We should have put David Gonski onto one of our power lists long ago, because he’s probably Australia’s best-connected businessman. But now he’s chairman of the $70 billion Future Fund we’re delighted to find him his own special spot.
Gonski’s job will be to bring peace to the warring factions on the Future Fund board, a task that was deemed to be beyond former Treasurer Peter Costello, who is one of the warriors. And we doubt anyone could do it better.

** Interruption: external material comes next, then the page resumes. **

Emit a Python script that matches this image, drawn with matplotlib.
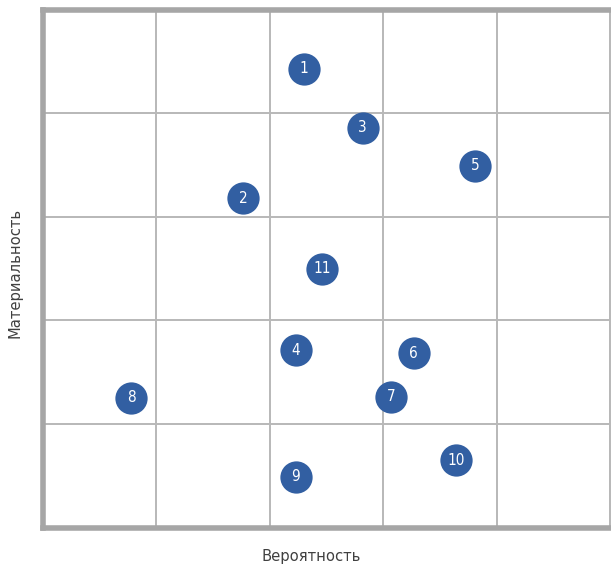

Born in Cape Town in 1953, Gonski came to Australia with his parents at the age of eight, and was regarded by his schoolmates as “an extremely serious nerd”. But he shone at Sydney Grammar and came top of his year in law at the University of NSW, where he won the University Medal. He quickly went on to become the youngest-ever partner in one of Sydney’s leading law firms, Freehills, at the age of 25, before leaving in his mid-30s to set up his own investment bank.
Since then he has worked for the Packers and the Lowys and just about anyone who’s anyone, and earned almost universal respect.
Grey, bespectacled, balding and conservatively-dressed, Gonski is a dead ringer for Sir Humphrey Appleby from Yes, Minister, and he may well possess all the same guile. He claims drily to take orders from his wife and get all ideas from his children, but clearly has a few talents of his own.
“I think humility is very important,” he protests. “If you have the view that frankly you are a nothing each day and you’ve got to work on it, I think it’s a better way of looking at things.”
But don’t be fooled.
Gonski says modestly he’s never been a leader or a CEO, so he has never really run anything himself. But he has been a great leader of teams in an extraordinary range of organisations in business, government and the arts.
Back in 2007, in a long interview with Management Today, he described “team management” as like “conducting an orchestra.”
“A good chairman,” he explained, “is someone who is able to listen, to summarise what’s going on, to tease out what people are thinking.”
On the Future Fund board he may have to tell some of his players to pipe down a bit so the others can be heard. But he won’t have to be making investment decisions himself.